O problema é que isso tudo se mostra sem aquele diferencial do enredo que poderia tornar a experiência de quem assiste marcante. É tudo muito previsível e convencional, desde as tentativas de fuga até os falíveis jump scares, mal colocados por sinal.
Com a repetição de expressões exageradas de pavor e lágrimas por todo o rosto, nenhuma das atrizes cativa o suficiente. Talvez Crystal Reed seja a única que mereça maior reconhecimento, ainda que com um tempo limitado em tela. Mas um ator se destaca nesse meio: Rob Archer, interpretando o “homem gordo”. Ainda que sem muito enfoque nas suas expressões faciais, sua voz e sua linguagem corporal ao correr e se mover em quadro é assustadoramente realista, e transmite perfeitamente o pânico das personagens para o público.
Num terceiro ato que parece tentar extrair um pouco das várias tentativas de escapar muito bem apresentadas em O Homem nas Trevas (2016), o filme acaba ganhando ritmo, mas com uma falta de originalidade deplorável.
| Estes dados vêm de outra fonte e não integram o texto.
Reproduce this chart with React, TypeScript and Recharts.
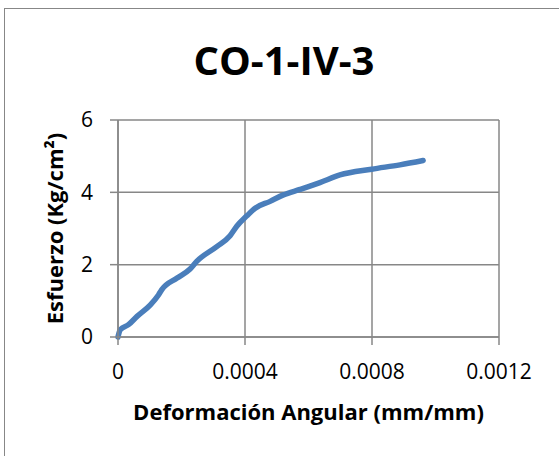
import { LineChart, Line, XAxis, YAxis, CartesianGrid } from 'recharts';

// deformación angular (mm/mm) vs esfuerzo (kg/cm2)
const strain = [
  0, 0.000007, 0.000033, 0.00006, 0.000102, 0.000128, 0.000138, 0.000186, 0.000227, 0.000248,
  0.000311, 0.000353, 0.000374, 0.000406, 0.000432, 0.000479, 0.000521, 0.000573, 0.000636,
  0.000699, 0.000799, 0.000888, 0.000961,
];
const stress = [
  0, 0.2, 0.34, 0.57, 0.89, 1.17, 1.31, 1.63, 1.88, 2.09,
  2.5, 2.8, 3.06, 3.35, 3.56, 3.75, 3.93, 4.08, 4.27,
  4.48, 4.64, 4.76, 4.88,
];
const xTicks = [0, 0.0004, 0.0008, 0.0012];
const yTicks = [0, 2, 4, 6];

const title = 'CO-1-IV-3';
const xTitle = 'Deformación Angular (mm/mm)';
const yTitle = 'Esfuerzo (Kg/cm²)';

const data = strain.map((x, i) => ({ x, y: stress[i] }));

const FONT = '"Open Sans", sans-serif';
const GRID = '#878787';
const tickStyle = { fill: '#000', fontSize: 21, fontFamily: FONT };
const axisTitleStyle = { fill: '#000', fontSize: 22, fontWeight: 700, fontFamily: FONT };

export default function App() {
  return (
    <div style={{ position: 'fixed', left: 0, top: 0, width: 559, height: 456, overflow: 'hidden', background: '#fff' }}>
      <div style={{ position: 'absolute', left: 4, top: 8, width: 700, height: 700, border: `1.5px solid ${GRID}` }} />
      <svg width={559} height={110} style={{ position: 'absolute', left: 0, top: 0 }}>
        <text x={284} y={75} textAnchor="middle" fontFamily={FONT} fontWeight={700} fontSize={40} fill="#000">
          {title}
        </text>
      </svg>
      <div style={{ position: 'absolute', left: 0, top: 0 }}>
        <LineChart width={559} height={456} data={data} margin={{ top: 120, right: 60, left: 0, bottom: 0 }}>
          <CartesianGrid stroke={GRID} strokeWidth={1.5} />
          <XAxis
            dataKey="x"
            type="number"
            domain={[0, 0.0012]}
            ticks={xTicks}
            tickFormatter={(v: number) => String(v)}
            height={119}
            tickSize={8}
            tickMargin={19}
            stroke={GRID}
            strokeWidth={1.5}
            tick={tickStyle}
            label={{ value: xTitle, position: 'insideBottom', offset: 36, style: axisTitleStyle }}
          />
          <YAxis
            type="number"
            domain={[0, 6]}
            ticks={yTicks}
            width={118}
            tickSize={8}
            tickMargin={17}
            stroke={GRID}
            strokeWidth={1.5}
            tick={tickStyle}
            label={{ value: yTitle, angle: -90, position: 'insideLeft', offset: 55, textAnchor: 'middle', style: axisTitleStyle }}
          />
          <Line
            dataKey="y"
            type="monotone"
            stroke="#4A7EBB"
            strokeWidth={5.5}
            strokeLinecap="round"
            dot={false}
            isAnimationActive={false}
          />
        </LineChart>
      </div>
    </div>
  );
}
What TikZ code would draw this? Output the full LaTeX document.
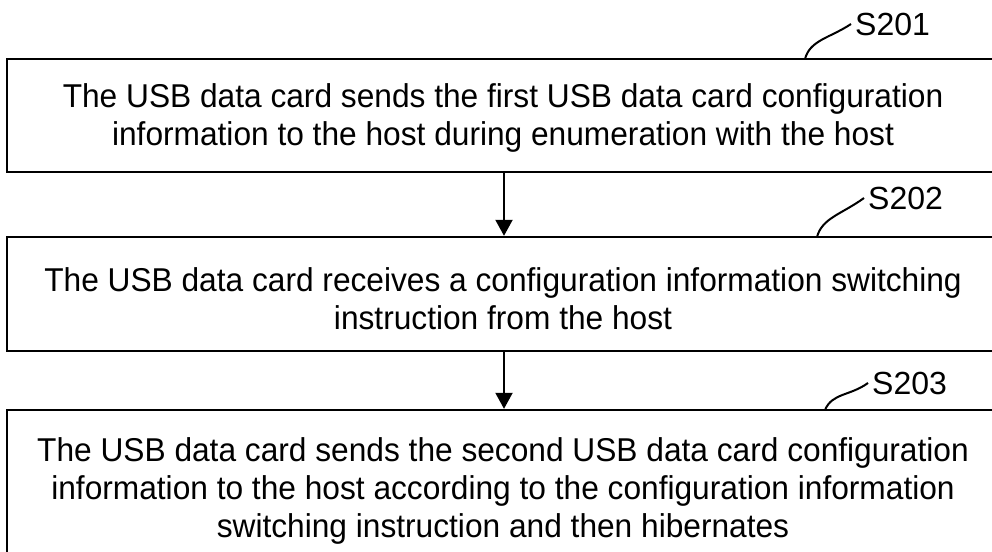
\documentclass[tikz,border=0pt]{standalone}
\usepackage{fontspec}
\setmainfont{Liberation Sans}
\newfontfamily\boxfont[FakeStretch=0.96]{Liberation Sans}
\usetikzlibrary{arrows.meta}
\begin{document}
\begin{tikzpicture}[x=1pt,y=-1pt,
  stepbox/.style={draw,line width=2.4pt,minimum width=993pt,inner sep=0pt},
  steptext/.style={align=center,inner sep=0pt,font=\boxfont\fontsize{33}{38}\selectfont},
  steplabel/.style={inner sep=4pt,font=\fontsize{32}{38}\selectfont},
  flow/.style={line width=2pt,-{Triangle[width=17pt,length=16pt]}},
  leader/.style={line width=2pt}]
\useasboundingbox (0,0) rectangle (992,551);
\clip (0,0) rectangle (992,551);
\node[stepbox,minimum height=113pt] (b1) at (503.5,115.5) {};
\node[stepbox,minimum height=114pt] (b2) at (503.5,294) {};
\node[stepbox,minimum height=162pt] (b3) at (503.5,491) {};
\node[steptext] (t1) at (503,118)
  {The USB data card sends the first USB data card configuration\\information to the host during enumeration with the host};
\node[steptext] (t2) at (503,299)
  {The USB data card receives a configuration information switching\\instruction from the host};
\node[steptext] (t3) at (503,491)
  {The USB data card sends the second USB data card configuration\\information to the host according to the configuration information\\switching instruction and then hibernates};
\draw[flow] (b1.south -| 504,0) -- (b2.north -| 504,0);
\draw[flow] (b2.south -| 504,0) -- (b3.north -| 504,0);
\node[steplabel,anchor=west] (l1) at (851,24) {S201};
\node[steplabel,anchor=west] (l2) at (864,198) {S202};
\node[steplabel,anchor=west] (l3) at (868,383) {S203};
\coordinate (c1) at (805,59);
\coordinate (c2) at (817,237);
\coordinate (c3) at (825,410);
\draw[leader] (c1) .. controls (810,40) and (830,38) .. (l1.west);
\draw[leader] (c2) .. controls (822,218) and (842,214) .. (l2.west);
\draw[leader] (c3) .. controls (832,393) and (850,396) .. (l3.west);
\end{tikzpicture}
\end{document}
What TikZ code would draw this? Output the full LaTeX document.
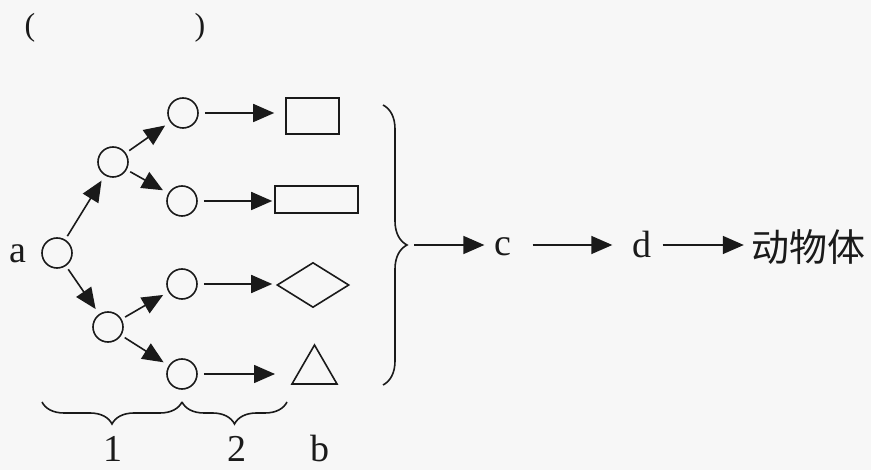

Apesar de não sabermos como o filme vai se resolver, não nos envolvemos com as personagens (apesar de torcermos pela sobrevivência das mesmas) e com a história, que vira uma massa mastigada de cenas angustiantes desconjuntadas e sem profundidade dramática.
Embora tenhamos alguns clichês de roteiro aqui e outros jump scares ali, a direção de Pascal Laugier é boa e consegue criar tensão envolta da atmosfera claustrofóbica dos cômodos apertados e desconexos. Ghostland acerta ao impactar e provocar inquietação, mas falha ao emocionar. Nos sentimos como meros observadores de uma história que não vai pra frente, sem ao menos sentir empatia pela personalidade das personagens, que é totalmente ofuscada pelo único e indispensável objetivo de fugir e sobreviver.